Unexpected Oligomerization of Small α-Dicarbonyls for Secondary Organic Aerosol and Brown Carbon Formation


Large amounts of small α-dicarbonyls (glyoxal and methylglyoxal) are produced in the atmosphere from photochemical oxidation of biogenic isoprene and anthropogenic aromatics, but the fundamental mechanisms leading to secondary organic aerosol (SOA) and brown carbon (BrC) formation remain elusive. Methylglyoxal is commonly believed to be less reactive than glyoxal because of unreactive methyl substitution, and available laboratory measurements showed negligible aerosol growth from methylglyoxal. Herein, we present experimental results to demonstrate striking oligomerization of small α-dicarbonyls leading to SOA and BrC formation on sub-micrometer aerosols. Significantly more efficient growth and browning of aerosols occur upon exposure to methylglyoxal than glyoxal under atmospherically relevant concentrations and in the absence/presence of gas-phase ammonia and formaldehyde, and nonvolatile oligomers and light-absorbing nitrogen-heterocycles are identified as the dominant particle-phase products.

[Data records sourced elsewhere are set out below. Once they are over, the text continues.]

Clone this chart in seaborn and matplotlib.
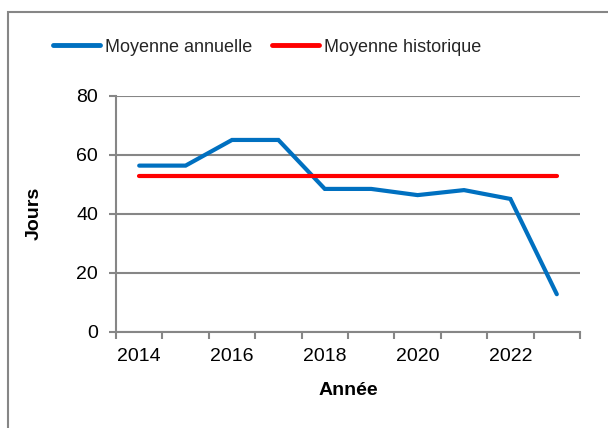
import matplotlib
matplotlib.use("Agg")
import matplotlib.pyplot as plt
import seaborn as sns
import pandas as pd
from matplotlib.patches import Rectangle
from matplotlib.ticker import FixedLocator, NullFormatter

years = ["2014", "2015", "2016", "2017", "2018", "2019", "2020", "2021", "2022", "2023"]
annual_mean = [56.3, 56.3, 65.0, 65.0, 48.4, 48.4, 46.3, 48.0, 45.0, 12.7]
historic_mean = [52.8] * len(years)
series_names = ["Moyenne annuelle", "Moyenne historique"]
tick_labels = ["2014", "2016", "2018", "2020", "2022"]

sns.set_theme(style="white")
plt.rcParams["font.family"] = ["Liberation Sans", "DejaVu Sans"]

df = pd.DataFrame({
    "Année": list(range(len(years))) * 2,
    "Jours": annual_mean + historic_mean,
    "Série": [series_names[0]] * len(years) + [series_names[1]] * len(years),
})

fig = plt.figure(figsize=(6.08, 4.28), dpi=100)
ax = fig.add_axes([116 / 608, 1 - 331.7 / 428, (580 - 116) / 608, (331.7 - 95.7) / 428])

sns.lineplot(data=df, x="Année", y="Jours", hue="Série",
             palette={series_names[0]: "#0070C0", series_names[1]: "#FF0000"},
             linewidth=3.0, ax=ax, legend=True)
for ln in ax.lines:
    ln.set_solid_capstyle("round")
    ln.set_solid_joinstyle("miter")

gray = "#868686"
ax.set_xlim(-0.5, len(years) - 0.5)
ax.set_ylim(0, 80)
ax.set_yticks([0, 20, 40, 60, 80])
ax.yaxis.grid(True, color=gray, linewidth=1.5)
ax.set_axisbelow(True)

ax.set_xticks([0, 2, 4, 6, 8])
ax.set_xticklabels(tick_labels)
ax.xaxis.set_minor_locator(FixedLocator([i - 0.5 for i in range(len(years) + 1)]))
ax.xaxis.set_minor_formatter(NullFormatter())
ax.tick_params(axis="x", which="major", length=0, pad=12, labelsize=14, labelcolor="black")
ax.tick_params(axis="x", which="minor", length=5, width=1.5, color=gray, direction="out", bottom=True)
ax.tick_params(axis="y", length=5, width=1.5, color=gray, direction="out", left=True, pad=8,
               labelsize=14, labelcolor="black")

for side in ["top", "right"]:
    ax.spines[side].set_visible(False)
for side in ["left", "bottom"]:
    ax.spines[side].set_color(gray)
    ax.spines[side].set_linewidth(1.5)

ax.set_xlabel("Année", fontsize=14, fontweight="bold", color="black", labelpad=12)
ax.set_ylabel("Jours", fontsize=14, fontweight="bold", color="black", labelpad=24)

handles, labels = ax.get_legend_handles_labels()
ax.legend(handles, labels, loc="center", bbox_to_anchor=(267 / 608, 1 - 47 / 428),
          bbox_transform=fig.transFigure, ncol=2, frameon=False, fontsize=13,
          handlelength=2.6, handletextpad=0.28, columnspacing=1.1)
for h in ax.get_legend().legend_handles:
    h.set_linewidth(3.5)

fig.patches.append(Rectangle((8 / 608, -0.05), 1.2, 1 - 12 / 428 + 0.05,
                             transform=fig.transFigure, fill=False,
                             edgecolor=gray, linewidth=1.5))

fig.savefig("out.png", dpi=100)
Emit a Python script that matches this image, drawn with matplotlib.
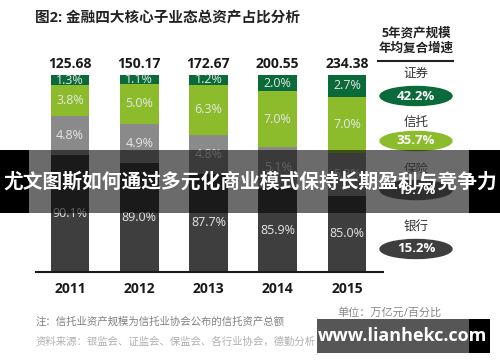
import matplotlib
matplotlib.use("Agg")
import matplotlib.pyplot as plt
from matplotlib.patches import Ellipse, Rectangle

plt.rcParams['font.family'] = ['Open Sans', 'Noto Sans CJK SC', 'DejaVu Sans']

# data (share of total assets, %)
years = ['2011', '2012', '2013', '2014', '2015']
totals = [125.68, 150.17, 172.67, 200.55, 234.38]
bank = [90.1, 89.0, 87.7, 85.9, 85.0]
insurance = [4.8, 4.9, 4.8, 5.1, 5.3]
trust = [3.8, 5.0, 6.3, 7.0, 7.0]
securities = [1.3, 1.1, 1.2, 2.0, 2.7]

cagr_names = ['证券', '信托', '保险', '银行']
cagr_values = ['42.2%', '35.7%', '19.7%', '15.2%']

col_bank = '#3e3e3e'
col_ins = '#8a8a8a'
col_trust = '#8cbc2c'
col_sec = '#0a6a3a'
cagr_colors = [col_sec, col_trust, '#6f6f6f', col_bank]

fig = plt.figure(figsize=(5, 3.62), dpi=100)
fig.patch.set_facecolor('white')

ax = fig.add_axes([0.072, 0.2486, 0.694, 0.5442])
x = list(range(len(years)))
w = 0.56
ymin = 75.5

b1 = bank
b2 = [a + b for a, b in zip(b1, insurance)]
b3 = [a + b for a, b in zip(b2, trust)]

ax.bar(x, bank, w, color=col_bank)
ax.bar(x, insurance, w, bottom=b1, color=col_ins)
ax.bar(x, trust, w, bottom=b2, color=col_trust)
ax.bar(x, securities, w, bottom=b3, color=col_sec)

ax.set_xlim(-0.49, 4.52)
ax.set_ylim(ymin, 100)

lab = dict(ha='center', va='center', color='#e6e6e6', fontsize=9)
for i in x:
    ax.text(i, (ymin + bank[i]) / 2, f'{bank[i]:.1f}%', **lab)
    ax.text(i, b1[i] + insurance[i] / 2, f'{insurance[i]:.1f}%', **lab)
    ax.text(i, b2[i] + trust[i] / 2, f'{trust[i]:.1f}%', **lab)
    ax.text(i, b3[i] + securities[i] / 2, f'{securities[i]:.1f}%', **lab)
    ax.annotate(f'{totals[i]:.2f}', (i, 100), xytext=(0, 3), textcoords='offset points',
                ha='center', va='bottom', fontsize=10, fontweight='bold', color='#1a1a1a')

ax.set_xticks(x)
ax.set_xticklabels(years, fontsize=10, fontweight='bold', color='#1a1a1a')
ax.tick_params(axis='x', length=0, pad=7)
ax.set_yticks([])
for s in ['top', 'right', 'left']:
    ax.spines[s].set_visible(False)
ax.spines['bottom'].set_linewidth(1.5)
ax.spines['bottom'].set_color('#1a1a1a')

# overlay in pixel coordinates for annotations
ov = fig.add_axes([0, 0, 1, 1], zorder=5)
ov.set_xlim(0, 500)
ov.set_ylim(362, 0)
ov.axis('off')

ov.text(35, 18, '图2: 金融四大核心子业态总资产占比分析', fontsize=10.5, fontweight='bold',
        color='#222222', va='center', ha='left')

ov.text(416, 33, '5年资产规模', fontsize=9, fontweight='bold', color='#222222', ha='center', va='center')
ov.text(416, 48, '年均复合增速', fontsize=9, fontweight='bold', color='#222222', ha='center', va='center')
ov.plot([378, 453], [61, 61], color='#222222', lw=1.5)

label_y = [73, 122, 170, 227]
ell_y = [96, 141, 190, 249]
for name, val, c, ly, ey in zip(cagr_names, cagr_values, cagr_colors, label_y, ell_y):
    ov.text(416, ly, name, fontsize=9, color='#333333', ha='center', va='center')
    ov.add_patch(Ellipse((416, ey), 72, 19, color=c))
    ov.text(416, ey, val, fontsize=9.5, fontweight='bold', color='white', ha='center', va='center')

ov.text(390, 313, '单位：万亿元/百分比', fontsize=8, color='#888888', ha='center', va='center')
ov.text(36, 322, '注：信托业资产规模为信托业协会公布的信托资产总额', fontsize=7.5, color='#808080',
        ha='left', va='center')
ov.text(36, 342, '资料来源：银监会、证监会、保监会、各行业协会，德勤分析', fontsize=7.5, color='#b0b0b0',
        ha='left', va='center')

# banner overlay
ov.add_patch(Rectangle((29, 150), 440, 63, color='black', alpha=0.58, lw=0))
ov.add_patch(Rectangle((0, 150), 29, 63, color='black', lw=0))
ov.add_patch(Rectangle((469, 150), 31, 63, color='black', lw=0))
ov.text(250, 183, '尤文图斯如何通过多元化商业模式保持长期盈利与竞争力', fontsize=14.2,
        fontweight='bold', color='white', ha='center', va='center')

# watermark box
ov.add_patch(Rectangle((317, 319), 152, 34, color='#565656', lw=0))
ov.add_patch(Rectangle((469, 319), 21, 34, color='black', lw=0))
ov.text(403, 336, 'www.lianhekc.com', fontsize=13, fontweight='bold', color='white',
        ha='center', va='center')

fig.savefig('out.png', dpi=100)
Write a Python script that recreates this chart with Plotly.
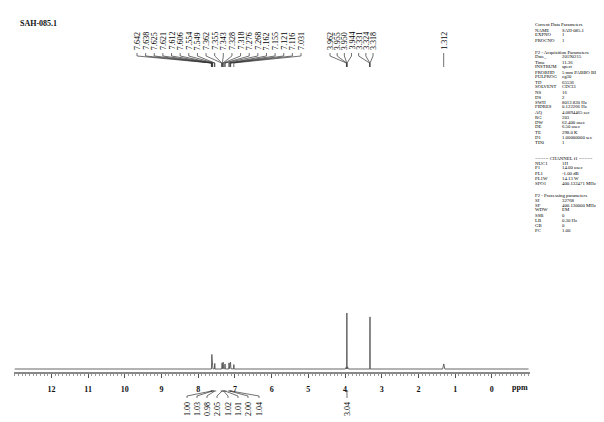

The distinct aerosol growth and light absorption are attributed to carbenium ion-mediated nucleophilic addition, interfacial electric field-induced attraction, and synergetic oligomerization involving organic/inorganic species, leading to surface- or volume-limited reactions that are dependent on the reactivity and gaseous concentrations. Our findings resolve an outstanding discrepancy concerning the multiphase chemistry of small α-dicarbonyls and unravel a new avenue for SOA and BrC formation from atmospherically abundant, ubiquitous carbonyls and ammonia/ammonium sulfate.

Additional Information

© 2021 The Authors. Published by American Chemical Society. ACS AuthorChoice. Received: November 29, 2020; Revised: February 23, 2021; Accepted: February 24, 2021; Published: March 16, 2021. Y.J. acknowledges the support by the National Natural Science Foundation of China Grants (41731279 and 41675122), Local Innovative and Research Teams Project of Guangdong Pearl River Talents Program (2017BT01Z032), Natural Science Foundation of Guangdong Province, China (2019B151502064), and Science and Technology Program of Guangzhou City (201707010188). R.Z. acknowledges the support by the Robert A. Welch Foundation (Grant A-1417). Y.L. was supported by a dissertation Fellowship at Texas A&M University. Author Contributions: Y.L. and Y.J. contributed equally to this work. R.Z. conceived and supervised the work. Y.L. designed the experimental system and protocols and collected data. R.Z. and Y.L. drafted and revised the manuscript. J.H.S. helped draft and revise the manuscript. All authors analyzed the data, approved the final version, and agreed to be accountable for all aspects of the work. The authors declare no competing financial interest.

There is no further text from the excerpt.